Leaving out the pictures, retype the lines from the beginning of the listing through the line containing "left += vals".

** BEGIN Information provided **

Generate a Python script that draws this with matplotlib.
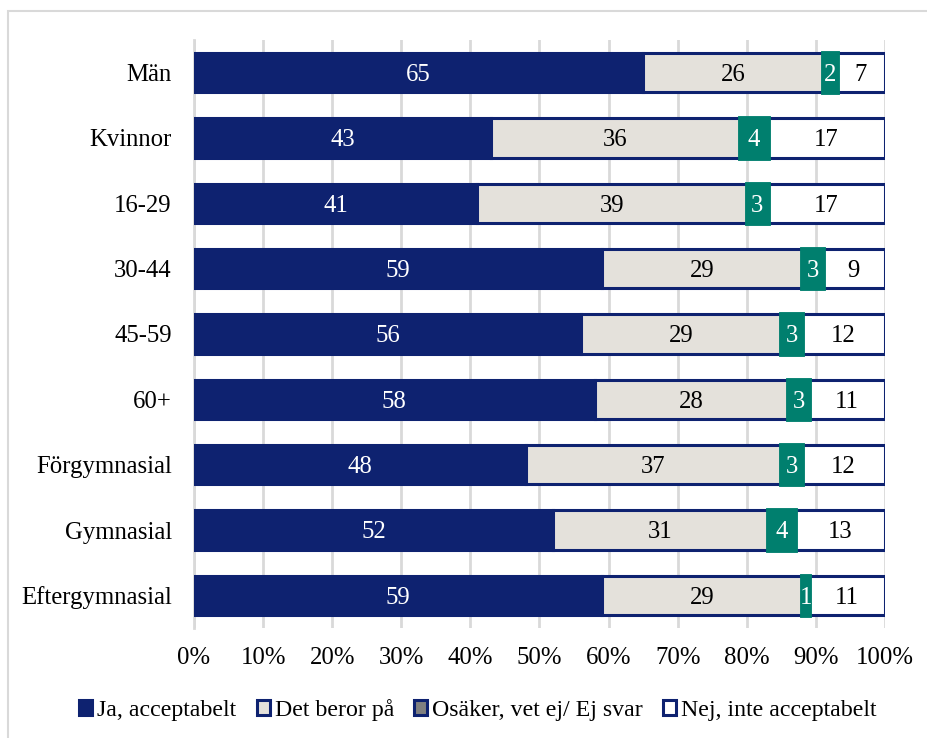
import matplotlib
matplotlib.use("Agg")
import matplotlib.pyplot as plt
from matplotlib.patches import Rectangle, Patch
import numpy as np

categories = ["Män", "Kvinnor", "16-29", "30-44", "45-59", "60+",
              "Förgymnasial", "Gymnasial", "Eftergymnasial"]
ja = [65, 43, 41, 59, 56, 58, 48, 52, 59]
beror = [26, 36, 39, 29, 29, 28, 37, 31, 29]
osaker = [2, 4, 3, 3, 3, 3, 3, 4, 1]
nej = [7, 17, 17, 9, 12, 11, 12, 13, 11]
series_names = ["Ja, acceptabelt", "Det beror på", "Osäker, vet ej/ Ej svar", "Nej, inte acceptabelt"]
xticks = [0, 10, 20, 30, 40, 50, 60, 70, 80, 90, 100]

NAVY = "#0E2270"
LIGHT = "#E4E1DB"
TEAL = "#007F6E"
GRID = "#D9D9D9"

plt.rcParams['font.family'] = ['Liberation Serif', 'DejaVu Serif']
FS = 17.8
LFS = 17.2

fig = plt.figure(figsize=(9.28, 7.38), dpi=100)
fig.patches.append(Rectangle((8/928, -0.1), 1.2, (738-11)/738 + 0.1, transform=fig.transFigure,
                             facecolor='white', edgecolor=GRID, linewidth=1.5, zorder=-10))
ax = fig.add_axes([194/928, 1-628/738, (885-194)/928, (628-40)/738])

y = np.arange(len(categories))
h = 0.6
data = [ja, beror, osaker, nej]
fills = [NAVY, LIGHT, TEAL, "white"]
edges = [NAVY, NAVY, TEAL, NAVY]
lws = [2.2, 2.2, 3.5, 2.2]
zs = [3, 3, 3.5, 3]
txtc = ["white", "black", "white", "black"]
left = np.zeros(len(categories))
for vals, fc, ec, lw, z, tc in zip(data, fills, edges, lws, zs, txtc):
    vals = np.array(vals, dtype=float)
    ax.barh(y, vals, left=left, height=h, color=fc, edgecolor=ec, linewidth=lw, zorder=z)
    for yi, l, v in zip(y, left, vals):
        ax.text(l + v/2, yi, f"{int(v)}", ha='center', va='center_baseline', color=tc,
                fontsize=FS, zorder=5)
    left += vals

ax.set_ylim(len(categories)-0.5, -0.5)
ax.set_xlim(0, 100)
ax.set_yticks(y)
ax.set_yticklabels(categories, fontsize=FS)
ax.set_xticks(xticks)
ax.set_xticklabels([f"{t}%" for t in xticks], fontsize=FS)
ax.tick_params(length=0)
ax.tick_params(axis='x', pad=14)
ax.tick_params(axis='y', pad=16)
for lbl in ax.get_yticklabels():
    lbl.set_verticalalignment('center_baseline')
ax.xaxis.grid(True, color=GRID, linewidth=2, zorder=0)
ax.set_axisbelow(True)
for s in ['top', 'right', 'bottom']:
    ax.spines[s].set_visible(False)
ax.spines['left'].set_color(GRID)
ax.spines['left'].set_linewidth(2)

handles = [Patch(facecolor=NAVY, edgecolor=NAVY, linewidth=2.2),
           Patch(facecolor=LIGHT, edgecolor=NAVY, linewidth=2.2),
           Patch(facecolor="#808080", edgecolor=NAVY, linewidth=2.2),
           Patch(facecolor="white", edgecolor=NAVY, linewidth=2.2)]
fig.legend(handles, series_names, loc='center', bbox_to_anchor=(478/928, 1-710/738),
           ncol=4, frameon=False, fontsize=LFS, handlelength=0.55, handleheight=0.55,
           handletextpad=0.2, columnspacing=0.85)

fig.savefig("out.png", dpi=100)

** END Information provided **

**The result**:
Generate a Python script that draws this with matplotlib.
import matplotlib
matplotlib.use("Agg")
import matplotlib.pyplot as plt
from matplotlib.patches import Rectangle, Patch
import numpy as np

categories = ["Män", "Kvinnor", "16-29", "30-44", "45-59", "60+",
              "Förgymnasial", "Gymnasial", "Eftergymnasial"]
ja = [65, 43, 41, 59, 56, 58, 48, 52, 59]
beror = [26, 36, 39, 29, 29, 28, 37, 31, 29]
osaker = [2, 4, 3, 3, 3, 3, 3, 4, 1]
nej = [7, 17, 17, 9, 12, 11, 12, 13, 11]
series_names = ["Ja, acceptabelt", "Det beror på", "Osäker, vet ej/ Ej svar", "Nej, inte acceptabelt"]
xticks = [0, 10, 20, 30, 40, 50, 60, 70, 80, 90, 100]

NAVY = "#0E2270"
LIGHT = "#E4E1DB"
TEAL = "#007F6E"
GRID = "#D9D9D9"

plt.rcParams['font.family'] = ['Liberation Serif', 'DejaVu Serif']
FS = 17.8
LFS = 17.2

fig = plt.figure(figsize=(9.28, 7.38), dpi=100)
fig.patches.append(Rectangle((8/928, -0.1), 1.2, (738-11)/738 + 0.1, transform=fig.transFigure,
                             facecolor='white', edgecolor=GRID, linewidth=1.5, zorder=-10))
ax = fig.add_axes([194/928, 1-628/738, (885-194)/928, (628-40)/738])

y = np.arange(len(categories))
h = 0.6
data = [ja, beror, osaker, nej]
fills = [NAVY, LIGHT, TEAL, "white"]
edges = [NAVY, NAVY, TEAL, NAVY]
lws = [2.2, 2.2, 3.5, 2.2]
zs = [3, 3, 3.5, 3]
txtc = ["white", "black", "white", "black"]
left = np.zeros(len(categories))
for vals, fc, ec, lw, z, tc in zip(data, fills, edges, lws, zs, txtc):
    vals = np.array(vals, dtype=float)
    ax.barh(y, vals, left=left, height=h, color=fc, edgecolor=ec, linewidth=lw, zorder=z)
    for yi, l, v in zip(y, left, vals):
        ax.text(l + v/2, yi, f"{int(v)}", ha='center', va='center_baseline', color=tc,
                fontsize=FS, zorder=5)
    left += vals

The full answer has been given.